Les corps conducteurs
Pour la collection « Les Sentiers de la création » (Éditions Skira), Claude Simon composa, en 1970, Orion aveugle, qu'il reprit et développa ensuite dans Les Corps conducteurs. Un fragment de ce roman, « Propriété des rectangles », différent du texte définitif, parut dans le numéro 44 de Tel Quel en 1971.

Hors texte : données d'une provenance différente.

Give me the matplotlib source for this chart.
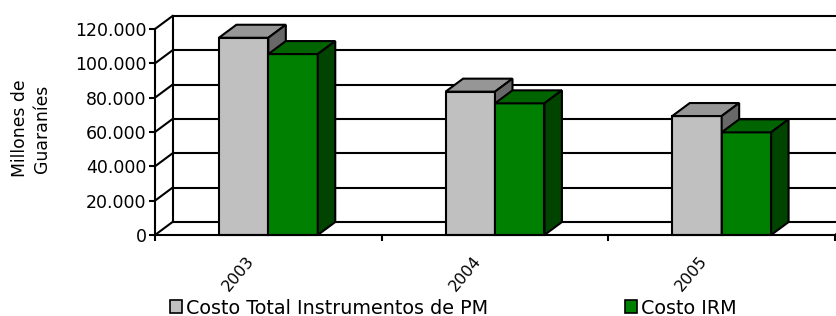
import matplotlib
matplotlib.use("Agg")
import matplotlib.pyplot as plt
from matplotlib.patches import Polygon, Patch
from matplotlib.ticker import FuncFormatter

plt.rcParams['font.family'] = ['DejaVu Sans']

categories = ["2003", "2004", "2005"]
series_names = ["Costo Total Instrumentos de PM", "Costo IRM"]
costo_total = [114900, 83500, 69300]
costo_irm = [105400, 76700, 59800]
yticks = [0, 20000, 40000, 60000, 80000, 100000, 120000]

W, H = 836, 316
fig = plt.figure(figsize=(W / 100, H / 100), dpi=100)
ax = fig.add_axes([155 / W, (H - 235) / H, 680 / W, 206 / H])
ax.set_xlim(0, 3)
ax.set_ylim(0, 120000)
ax.set_facecolor('none')

LW = 1.5
# depth offsets (pixels -> data units)
px_x = 3 / 680
px_y = 120000 / 206
ddx, ddy = 17.5 * px_x, 13 * px_y

# walls / gridlines
for v in yticks:
    ax.plot([ddx, 3 + ddx + 0.2], [v + ddy, v + ddy], color='black', lw=LW,
            clip_on=False, zorder=1, solid_capstyle='butt')
    ax.plot([0, ddx], [v, v + ddy], color='black', lw=LW, clip_on=False, zorder=1)
ax.plot([ddx, ddx], [ddy, 120000 + ddy], color='black', lw=LW, clip_on=False, zorder=1)
ax.plot([3, 3 + ddx], [0, ddy], color='black', lw=LW, clip_on=False, zorder=1)

# bars
bw = 49.5 / 227
styles = [
    ('#C0C0C0', '#969696', '#686868'),
    ('#008000', '#006400', '#004400'),
]
z = 3
for i in range(len(categories)):
    for s, vals in enumerate([costo_total, costo_irm]):
        x0 = i + 0.5 - bw + s * bw
        x1 = x0 + bw
        v = vals[i]
        front, top, side = styles[s]
        faces = [
            ([(x0, 0), (x1, 0), (x1, v), (x0, v)], front),
            ([(x0, v), (x1, v), (x1 + ddx, v + ddy), (x0 + ddx, v + ddy)], top),
            ([(x1, 0), (x1 + ddx, ddy), (x1 + ddx, v + ddy), (x1, v)], side),
        ]
        for pts, col in faces:
            ax.add_patch(Polygon(pts, closed=True, facecolor=col, edgecolor='black',
                                 lw=LW, joinstyle='miter', clip_on=False, zorder=z))
        z += 1

# axes spines and ticks
for sp in ['top', 'right']:
    ax.spines[sp].set_visible(False)
for sp in ['left', 'bottom']:
    ax.spines[sp].set_linewidth(LW)
    ax.spines[sp].set_zorder(20)
ax.set_yticks(yticks)
ax.yaxis.set_major_formatter(FuncFormatter(lambda v, p: f"{v:,.0f}".replace(",", ".")))
ax.set_xticks([0, 1, 2, 3])
ax.set_xticklabels([])
ax.tick_params(axis='both', direction='out', length=4, width=LW, labelsize=12.5, pad=2)

for i, c in enumerate(categories):
    ax.annotate(c, xy=(i + 0.5, 0), xytext=(-30 * 0.72, -39 * 0.72),
                textcoords='offset points', ha='center', va='center',
                rotation=50, fontsize=11.5)

fig.text(31 / W, (H - 128.5) / H, "Millones de\nGuaraníes", rotation=90,
         ha='center', va='center', ma='center', fontsize=12.4, linespacing=1.25)

# legend
anchors = [170, 625]
for s, name in enumerate(series_names):
    h = Patch(facecolor=styles[s][0], edgecolor='black', lw=1.2)
    fig.legend([h], [name], loc='center left',
               bbox_to_anchor=(anchors[s] / W, (H - 308) / H),
               frameon=False, borderpad=0, borderaxespad=0,
               handlelength=0.65, handleheight=0.65, handletextpad=0.2,
               fontsize=13.8)

fig.savefig("out.png", dpi=100)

« Dans l'enfer bruyant, minéral et brouillardeux d’une cité américaine, un homme malade remonte une avenue. Sa progression pénible lui impose maints arrêts, pendant lesquels son regard se pose sur le monde environnant (vitrines, bouche d’incendie, téléphone public, affiches...). Un homme malade se rend chez un médecin ; après une longue attente angoissée, il entre dans le cabinet où le praticien l’ausculte et lui découvre une douleur aiguë à l’abdomen. Le regard du patient se pose sur le monde environnant (mobilier, photographie). Le contexte favorise des descriptions anatomiques et physiologiques, comme dans une scène où un couple d’amants s’aime, la nuit, répétant les gestes et les pauses lisibles dans la constellation d’Orion. Un voyageur, de l’avion qui le mène en Amérique centrale, regarde l’espace environnant. Est-ce le même homme qui, malade, assiste à un congrès d’écrivains, que l’on retrouve à une table ronde, et qui observe, dans des journaux, les annonces de programmes de cinéma ? Des guérilleros, jaillis de ces photographies, marchent péniblement dans la forêt tropicale et répètent l’aventure tragique des conquistadores sortis d’un timbre-poste. Un homme visite un musée, voit le Chahut de Seurat et le Paysage avec Orion de Nicolas Poussin, Le géant aveugle, d’une marche pénible, s’avance vers le soleil levant. Un à un, les conquistadores et les guérilleros meurent, les orateurs s’endorment ; les amants se séparent ; Orion n’atteint pas la lumière du soleil levant ; l’homme malade rejoint sa chambre d’hôtel et s’effondre, inanimé.